Interesting, but I stand by my own estimate.

63

Takamaru Misako 01.21.17 at 2:15 pm

Bruce Wilder pontificates:
>England … Netherlands[population density]

England is not a member country of the EU, nor is it a n actual country per se. The country that England is (the most populous) part of is the United Kingdom. England is a nation, not a country.

And last time I looked, the UK was barely in the top 30 of population density worldwide. Even lower when one considered population density vs. arable land area (i.e. excluding mountains and bogs). Even just considering England, we have, at the time of the last census, 53,012,456 per 130,427 sq km i.e. 406.45/sq km, which is not actually greater than the population density of the Netherlands, at best it is “within experimental error” of it. On arable land, the population density of the UK is at rank 74, i.e there are 73 countries more densely populated when you exclude mountains etc.

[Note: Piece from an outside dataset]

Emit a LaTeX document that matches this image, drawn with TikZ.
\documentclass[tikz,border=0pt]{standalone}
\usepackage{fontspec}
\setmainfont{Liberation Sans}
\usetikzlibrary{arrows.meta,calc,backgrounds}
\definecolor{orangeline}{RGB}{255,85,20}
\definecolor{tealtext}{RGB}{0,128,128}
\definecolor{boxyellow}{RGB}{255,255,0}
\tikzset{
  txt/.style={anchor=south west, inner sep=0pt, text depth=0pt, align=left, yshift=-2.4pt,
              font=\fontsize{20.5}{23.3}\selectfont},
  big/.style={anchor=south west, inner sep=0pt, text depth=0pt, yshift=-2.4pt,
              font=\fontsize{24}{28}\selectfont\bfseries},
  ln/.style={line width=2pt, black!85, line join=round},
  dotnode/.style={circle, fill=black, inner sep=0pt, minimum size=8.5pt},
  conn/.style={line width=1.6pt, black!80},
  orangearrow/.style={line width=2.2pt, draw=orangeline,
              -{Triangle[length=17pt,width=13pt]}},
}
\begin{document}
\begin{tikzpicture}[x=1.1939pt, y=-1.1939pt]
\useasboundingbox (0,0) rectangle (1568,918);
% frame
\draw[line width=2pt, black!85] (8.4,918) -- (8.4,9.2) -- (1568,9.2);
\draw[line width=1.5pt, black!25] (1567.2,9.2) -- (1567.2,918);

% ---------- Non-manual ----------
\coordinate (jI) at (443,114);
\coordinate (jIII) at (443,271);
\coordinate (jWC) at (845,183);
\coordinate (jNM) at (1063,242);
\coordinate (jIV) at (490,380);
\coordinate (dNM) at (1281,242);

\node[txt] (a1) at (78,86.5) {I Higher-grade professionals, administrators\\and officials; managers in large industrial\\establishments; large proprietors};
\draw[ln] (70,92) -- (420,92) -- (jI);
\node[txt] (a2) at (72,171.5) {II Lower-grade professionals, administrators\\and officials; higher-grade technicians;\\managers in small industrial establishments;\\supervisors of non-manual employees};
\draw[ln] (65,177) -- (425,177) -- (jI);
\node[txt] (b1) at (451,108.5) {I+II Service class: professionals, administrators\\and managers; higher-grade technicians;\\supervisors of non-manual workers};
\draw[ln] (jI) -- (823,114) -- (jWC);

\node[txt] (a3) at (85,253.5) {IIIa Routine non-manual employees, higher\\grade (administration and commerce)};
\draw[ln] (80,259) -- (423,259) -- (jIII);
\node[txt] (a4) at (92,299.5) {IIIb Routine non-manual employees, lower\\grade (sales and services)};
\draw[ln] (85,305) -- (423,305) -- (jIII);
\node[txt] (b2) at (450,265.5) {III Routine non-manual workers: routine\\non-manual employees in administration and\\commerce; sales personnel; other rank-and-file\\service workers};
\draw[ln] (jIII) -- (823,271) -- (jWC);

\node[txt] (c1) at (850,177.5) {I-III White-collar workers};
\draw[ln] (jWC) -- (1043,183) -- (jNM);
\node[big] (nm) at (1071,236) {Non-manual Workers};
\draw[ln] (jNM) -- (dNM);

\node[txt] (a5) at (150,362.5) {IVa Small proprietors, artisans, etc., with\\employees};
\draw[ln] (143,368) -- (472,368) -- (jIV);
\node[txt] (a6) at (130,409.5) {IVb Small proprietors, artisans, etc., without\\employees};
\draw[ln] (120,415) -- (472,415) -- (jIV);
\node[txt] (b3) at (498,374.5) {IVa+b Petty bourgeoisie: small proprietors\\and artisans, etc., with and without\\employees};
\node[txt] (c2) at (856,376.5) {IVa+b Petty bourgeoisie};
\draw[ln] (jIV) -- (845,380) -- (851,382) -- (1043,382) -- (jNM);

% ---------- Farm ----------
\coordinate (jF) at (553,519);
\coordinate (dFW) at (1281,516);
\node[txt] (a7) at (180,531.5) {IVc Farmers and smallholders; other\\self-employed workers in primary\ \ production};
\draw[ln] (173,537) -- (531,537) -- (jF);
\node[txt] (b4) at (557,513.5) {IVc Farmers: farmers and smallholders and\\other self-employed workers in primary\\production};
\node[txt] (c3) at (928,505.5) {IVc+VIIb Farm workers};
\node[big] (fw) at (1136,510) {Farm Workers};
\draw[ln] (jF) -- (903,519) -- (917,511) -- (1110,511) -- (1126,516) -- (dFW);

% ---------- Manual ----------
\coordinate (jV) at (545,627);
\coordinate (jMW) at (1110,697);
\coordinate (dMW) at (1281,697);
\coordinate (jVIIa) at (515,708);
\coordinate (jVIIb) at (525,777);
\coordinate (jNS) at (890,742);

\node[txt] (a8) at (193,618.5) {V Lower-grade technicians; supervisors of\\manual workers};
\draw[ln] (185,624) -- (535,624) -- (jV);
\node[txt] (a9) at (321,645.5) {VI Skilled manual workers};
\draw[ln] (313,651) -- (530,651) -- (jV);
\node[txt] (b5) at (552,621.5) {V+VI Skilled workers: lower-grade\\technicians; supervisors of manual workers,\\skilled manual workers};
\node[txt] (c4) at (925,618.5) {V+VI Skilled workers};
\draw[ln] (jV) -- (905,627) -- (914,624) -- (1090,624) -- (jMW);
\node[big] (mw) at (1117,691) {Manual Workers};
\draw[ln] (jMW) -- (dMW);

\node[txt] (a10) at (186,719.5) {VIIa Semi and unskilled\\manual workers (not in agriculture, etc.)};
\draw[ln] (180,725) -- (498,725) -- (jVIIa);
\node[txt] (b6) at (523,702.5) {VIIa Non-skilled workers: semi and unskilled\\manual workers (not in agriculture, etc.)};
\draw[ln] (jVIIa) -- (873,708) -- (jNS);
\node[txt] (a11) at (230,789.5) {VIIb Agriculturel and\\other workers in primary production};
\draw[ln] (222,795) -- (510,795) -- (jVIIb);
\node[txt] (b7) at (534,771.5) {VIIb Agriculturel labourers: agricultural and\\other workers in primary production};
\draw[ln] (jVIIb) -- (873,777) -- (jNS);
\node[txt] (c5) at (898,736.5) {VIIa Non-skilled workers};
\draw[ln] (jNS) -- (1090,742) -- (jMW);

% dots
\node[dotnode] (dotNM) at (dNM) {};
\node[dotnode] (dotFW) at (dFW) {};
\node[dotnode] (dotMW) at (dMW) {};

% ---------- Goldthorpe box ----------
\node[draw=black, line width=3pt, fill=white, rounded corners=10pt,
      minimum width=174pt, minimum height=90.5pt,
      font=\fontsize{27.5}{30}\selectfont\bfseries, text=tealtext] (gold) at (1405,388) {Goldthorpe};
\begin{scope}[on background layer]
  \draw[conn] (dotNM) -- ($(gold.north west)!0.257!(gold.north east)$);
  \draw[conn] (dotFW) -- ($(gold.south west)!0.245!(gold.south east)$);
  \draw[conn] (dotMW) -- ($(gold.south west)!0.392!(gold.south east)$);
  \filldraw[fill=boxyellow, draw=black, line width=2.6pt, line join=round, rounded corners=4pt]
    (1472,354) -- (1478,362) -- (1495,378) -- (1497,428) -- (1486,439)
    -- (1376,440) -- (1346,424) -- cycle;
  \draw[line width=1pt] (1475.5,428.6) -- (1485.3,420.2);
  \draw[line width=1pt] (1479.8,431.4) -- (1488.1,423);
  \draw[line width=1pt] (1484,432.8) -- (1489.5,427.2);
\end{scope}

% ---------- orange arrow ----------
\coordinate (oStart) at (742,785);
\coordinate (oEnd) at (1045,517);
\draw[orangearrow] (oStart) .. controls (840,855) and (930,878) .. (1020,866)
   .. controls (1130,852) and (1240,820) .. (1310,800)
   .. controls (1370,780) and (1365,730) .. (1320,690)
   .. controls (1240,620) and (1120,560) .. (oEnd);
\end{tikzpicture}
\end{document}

I’ve been to many more densely populated countries, and indeed live in one. It irritates one significantly to see this BS figure, exaggerated by “excluding unimportant countries”, when England is not even a country (unitary political entity) in itself in the first place. (I lived in the UK, indeed in England, most of my adult life and the idea that it was too densely populated is ridiculous.)

As is blindingly obvious from the voting statistics, the calumny that the UK has “too great a proportion of immigrants” buttered no parsnips in those parts of the UK that actually had significant immigrant populations.

I really don’t understand why some people want to abuse dodgy statistics to make a fake point that has no explanatory power re the outcome of the referendum. Yes, the UK like many other countries is fairly densely populated, but No, the density per se has negative correlation with the results of the referendum, and besides which the density tends to be massively overstated … and even when massively overstated *STILL* is negatively correlated with the brexit vote.

(The other lesson I should draw, for myself, is that I really shouldn’t read these 4+ day-old topics after everyone’s finished with them.)